* _Exercise prompt_:
Find the lines that contain the word "this" and copy each one.

(Plotting code records)
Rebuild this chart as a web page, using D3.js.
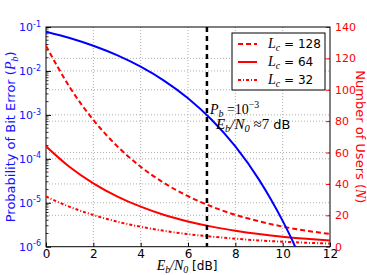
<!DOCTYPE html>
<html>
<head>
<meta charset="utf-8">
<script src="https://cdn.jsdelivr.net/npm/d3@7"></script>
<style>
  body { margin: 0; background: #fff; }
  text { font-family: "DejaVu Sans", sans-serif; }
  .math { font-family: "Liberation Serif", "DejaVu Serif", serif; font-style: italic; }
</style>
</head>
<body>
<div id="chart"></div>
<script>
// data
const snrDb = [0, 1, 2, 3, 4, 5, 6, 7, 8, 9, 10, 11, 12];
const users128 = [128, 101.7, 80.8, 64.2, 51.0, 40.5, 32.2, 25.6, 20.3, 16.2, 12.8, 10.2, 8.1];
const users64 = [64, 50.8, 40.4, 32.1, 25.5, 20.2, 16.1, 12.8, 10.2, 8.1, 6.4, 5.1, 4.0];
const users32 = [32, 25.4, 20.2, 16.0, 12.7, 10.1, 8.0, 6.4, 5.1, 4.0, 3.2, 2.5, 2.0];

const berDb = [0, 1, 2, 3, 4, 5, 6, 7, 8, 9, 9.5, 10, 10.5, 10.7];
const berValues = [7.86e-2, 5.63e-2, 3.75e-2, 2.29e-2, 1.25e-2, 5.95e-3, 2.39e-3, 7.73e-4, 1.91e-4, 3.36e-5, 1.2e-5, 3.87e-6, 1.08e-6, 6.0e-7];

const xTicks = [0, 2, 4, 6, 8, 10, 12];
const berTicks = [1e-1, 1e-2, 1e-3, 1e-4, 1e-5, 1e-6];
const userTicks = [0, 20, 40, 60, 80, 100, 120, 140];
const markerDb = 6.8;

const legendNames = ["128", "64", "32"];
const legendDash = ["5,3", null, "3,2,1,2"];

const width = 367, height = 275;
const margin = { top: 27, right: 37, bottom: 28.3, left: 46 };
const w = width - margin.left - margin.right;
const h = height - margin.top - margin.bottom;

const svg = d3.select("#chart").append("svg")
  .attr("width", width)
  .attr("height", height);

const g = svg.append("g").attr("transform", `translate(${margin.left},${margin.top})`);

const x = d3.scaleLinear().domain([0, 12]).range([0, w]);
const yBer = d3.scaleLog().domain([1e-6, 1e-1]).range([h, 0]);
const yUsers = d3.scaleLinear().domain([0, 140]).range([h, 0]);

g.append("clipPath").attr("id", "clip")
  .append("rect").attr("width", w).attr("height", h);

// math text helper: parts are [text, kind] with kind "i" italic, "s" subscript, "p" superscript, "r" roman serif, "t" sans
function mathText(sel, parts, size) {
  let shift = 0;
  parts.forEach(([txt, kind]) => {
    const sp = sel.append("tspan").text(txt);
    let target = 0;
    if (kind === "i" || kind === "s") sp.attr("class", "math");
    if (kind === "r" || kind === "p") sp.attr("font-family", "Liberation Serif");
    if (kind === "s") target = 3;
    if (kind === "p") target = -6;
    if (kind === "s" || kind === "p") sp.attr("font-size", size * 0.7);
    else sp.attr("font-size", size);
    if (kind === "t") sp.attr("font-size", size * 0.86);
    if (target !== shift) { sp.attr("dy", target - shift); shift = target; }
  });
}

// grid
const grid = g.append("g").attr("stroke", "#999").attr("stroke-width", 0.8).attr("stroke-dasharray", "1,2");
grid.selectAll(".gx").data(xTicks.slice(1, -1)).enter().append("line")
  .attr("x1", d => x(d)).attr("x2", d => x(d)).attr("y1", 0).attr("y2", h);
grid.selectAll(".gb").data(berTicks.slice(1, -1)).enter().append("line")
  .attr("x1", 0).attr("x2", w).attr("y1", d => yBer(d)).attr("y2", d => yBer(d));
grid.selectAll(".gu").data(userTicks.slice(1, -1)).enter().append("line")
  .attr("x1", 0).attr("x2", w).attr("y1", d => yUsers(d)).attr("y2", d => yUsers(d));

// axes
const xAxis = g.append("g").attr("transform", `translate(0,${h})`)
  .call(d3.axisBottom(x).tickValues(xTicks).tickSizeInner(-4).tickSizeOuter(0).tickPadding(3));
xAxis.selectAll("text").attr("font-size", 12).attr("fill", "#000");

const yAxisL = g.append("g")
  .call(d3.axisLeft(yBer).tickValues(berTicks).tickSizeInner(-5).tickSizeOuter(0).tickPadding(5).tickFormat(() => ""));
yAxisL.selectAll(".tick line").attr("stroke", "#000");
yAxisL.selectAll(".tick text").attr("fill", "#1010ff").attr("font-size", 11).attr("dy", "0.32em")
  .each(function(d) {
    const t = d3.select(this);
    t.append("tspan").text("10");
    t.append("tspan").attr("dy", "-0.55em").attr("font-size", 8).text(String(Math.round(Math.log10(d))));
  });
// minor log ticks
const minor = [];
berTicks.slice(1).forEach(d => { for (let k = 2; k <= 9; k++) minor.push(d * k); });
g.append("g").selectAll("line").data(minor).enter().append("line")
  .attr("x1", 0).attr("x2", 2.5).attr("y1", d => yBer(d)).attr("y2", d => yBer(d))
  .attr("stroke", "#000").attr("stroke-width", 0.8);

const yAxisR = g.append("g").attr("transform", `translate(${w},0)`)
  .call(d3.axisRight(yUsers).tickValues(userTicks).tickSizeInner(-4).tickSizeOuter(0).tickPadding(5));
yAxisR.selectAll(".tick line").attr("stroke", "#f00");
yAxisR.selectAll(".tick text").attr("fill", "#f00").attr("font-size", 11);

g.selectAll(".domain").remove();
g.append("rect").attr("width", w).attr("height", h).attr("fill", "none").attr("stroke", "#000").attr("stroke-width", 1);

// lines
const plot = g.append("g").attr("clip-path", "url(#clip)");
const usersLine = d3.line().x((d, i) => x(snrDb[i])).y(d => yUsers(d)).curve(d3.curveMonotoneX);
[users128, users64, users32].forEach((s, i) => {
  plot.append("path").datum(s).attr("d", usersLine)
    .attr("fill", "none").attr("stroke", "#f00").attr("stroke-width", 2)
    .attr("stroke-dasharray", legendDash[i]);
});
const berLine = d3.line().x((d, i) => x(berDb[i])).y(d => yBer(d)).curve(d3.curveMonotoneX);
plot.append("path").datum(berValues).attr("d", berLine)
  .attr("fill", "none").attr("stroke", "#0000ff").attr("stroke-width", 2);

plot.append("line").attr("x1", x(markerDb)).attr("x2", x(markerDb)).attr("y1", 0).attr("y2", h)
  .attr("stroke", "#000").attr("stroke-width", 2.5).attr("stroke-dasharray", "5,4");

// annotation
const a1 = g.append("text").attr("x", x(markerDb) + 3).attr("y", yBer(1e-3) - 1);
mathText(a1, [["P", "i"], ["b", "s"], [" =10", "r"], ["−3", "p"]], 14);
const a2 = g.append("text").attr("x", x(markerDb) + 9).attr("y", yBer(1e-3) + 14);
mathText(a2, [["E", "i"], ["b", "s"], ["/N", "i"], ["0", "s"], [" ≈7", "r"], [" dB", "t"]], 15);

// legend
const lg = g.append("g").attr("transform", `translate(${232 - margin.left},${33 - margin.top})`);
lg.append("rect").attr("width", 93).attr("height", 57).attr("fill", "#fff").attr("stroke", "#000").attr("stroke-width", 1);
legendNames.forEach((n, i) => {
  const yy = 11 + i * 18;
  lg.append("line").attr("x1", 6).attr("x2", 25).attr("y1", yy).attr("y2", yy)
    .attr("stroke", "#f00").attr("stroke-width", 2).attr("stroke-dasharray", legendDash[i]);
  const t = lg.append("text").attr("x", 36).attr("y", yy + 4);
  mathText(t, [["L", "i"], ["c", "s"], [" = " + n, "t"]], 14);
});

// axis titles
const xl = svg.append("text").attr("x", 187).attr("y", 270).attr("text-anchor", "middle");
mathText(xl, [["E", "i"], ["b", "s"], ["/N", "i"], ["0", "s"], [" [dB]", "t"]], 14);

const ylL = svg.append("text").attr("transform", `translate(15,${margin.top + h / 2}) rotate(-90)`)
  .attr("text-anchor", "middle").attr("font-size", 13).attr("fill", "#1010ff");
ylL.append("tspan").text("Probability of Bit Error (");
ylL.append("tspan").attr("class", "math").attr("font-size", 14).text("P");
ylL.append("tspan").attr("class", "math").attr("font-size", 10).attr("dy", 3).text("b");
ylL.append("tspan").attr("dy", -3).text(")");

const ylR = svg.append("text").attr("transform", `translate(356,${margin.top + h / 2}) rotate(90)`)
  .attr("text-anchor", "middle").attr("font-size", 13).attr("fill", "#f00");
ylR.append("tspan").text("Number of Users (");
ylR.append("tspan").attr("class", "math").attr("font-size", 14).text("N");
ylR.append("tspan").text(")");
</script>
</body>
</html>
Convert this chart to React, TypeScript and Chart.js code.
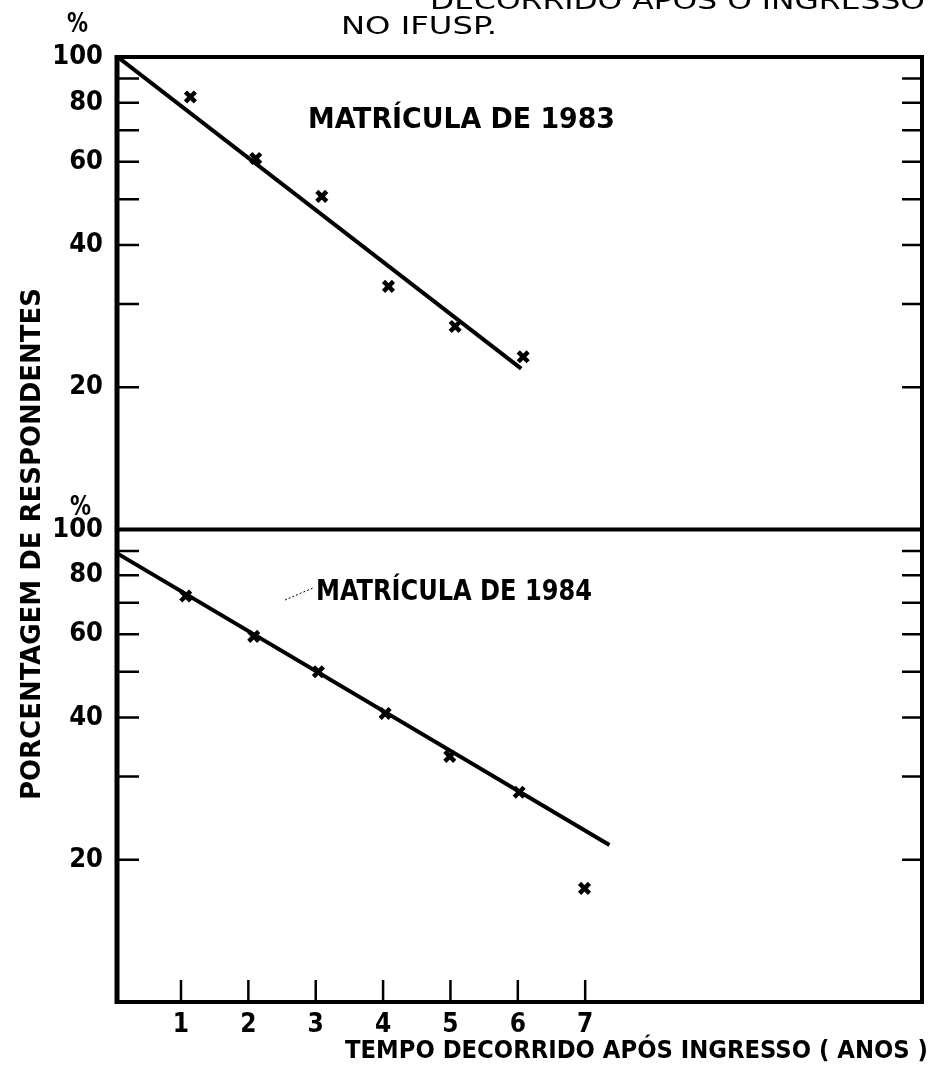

* _Task result_:
Rebuild this chart as a web page, using D3.js.
    const t = d3.select(this);
Convert this chart to React, TypeScript and Chart.js code.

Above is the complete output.